Northern Hawks and Cavaliers coaches Alicia Sargent and Dannie Carstens discussed what a national-level netball team could do for the sport at both the Tasmanian Netball League and the junior grassroots levels.
Carstens pointed to the success of the NBL's Tasmania JackJumpers as a model in which netball could grow following the introduction of a national-level team.
"I think when you you get that next step in the pathway, people get really excited and people want to be involved," she said.
"Netball is a sport that's always had to be the poor cousin to other sports because it's not as good financially and doesn't get as much assistance, so if we were to break in and get a licence, I think that would be so exciting for our sport and the state."
Sargent agreed, adding that perhaps a Super Netball team's greatest benefit would be the spotlight it would bring to otherwise ignored regions.

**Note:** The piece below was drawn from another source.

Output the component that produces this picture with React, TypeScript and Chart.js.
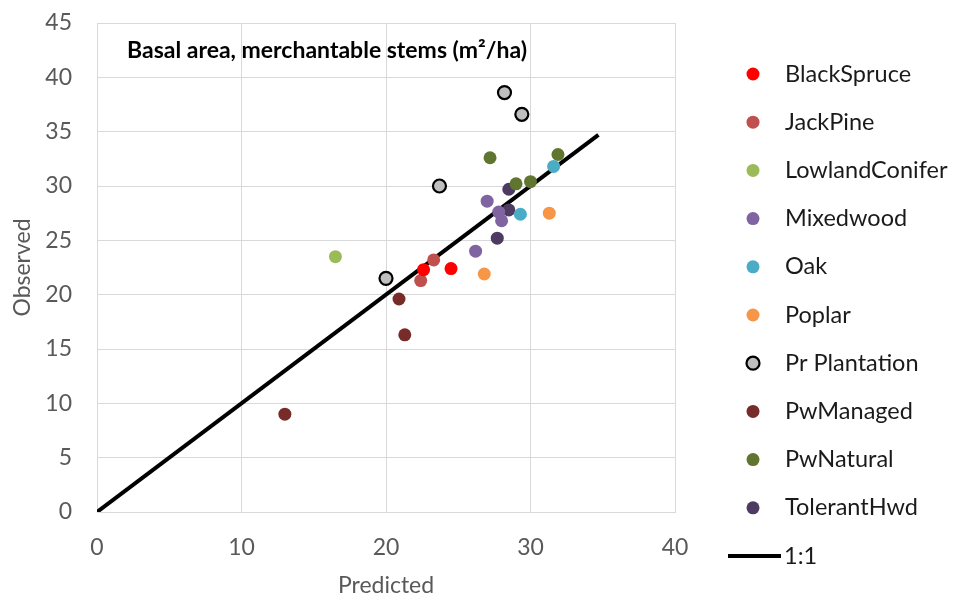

"If the state got a team on the national stage, it would in turn draw more attention and more funding for the sport," she said.
"We have such a high participation rate across the nation for women, but it's also going up and I think it would be a game-changer to keep expanding that national competition across the whole of Australia."
Carstens reiterated the point. "To have Super Netball on a consistent basis, you've got funding that goes with it, you've got more programs that go with it, you've got the exposure for those athletes and I think from grassroots all the way through, it's only going to have a positive impact," she said.
"It'd be great to see what it could do for the younger generation and no doubt it will pull more people into the sport, netball has got great participation rates in their juniors, so to see that even expand further, it's exciting.
"But it would also create a bit of a dilemma for the government with the already lacking infrastructures as well, so hopefully it will pull in a little bit more in terms of resourcing for indoor and outdoor venues for netball."
They also predicted that a higher level to aspire towards would lead to increased performance in the Tasmanian Netball League - which would act as the breeding ground.
"I think that's just a given, to be immersed in a high-performance training environment, which you would have full access to, if there was a Super Netball team here," Carstens said.
"It automatically raises the bar, the accountability, the exposure to those next-level athletes and their behaviours as well as in coaching, it's just a flow-on effect.
"There's no doubt in my mind that it would automatically improve the TNL competition across the board."
Sargent summarised: "The state league have a huge role to play.
"It'd be really important that we keep building the calibre of our programs here so that we are getting our players ready."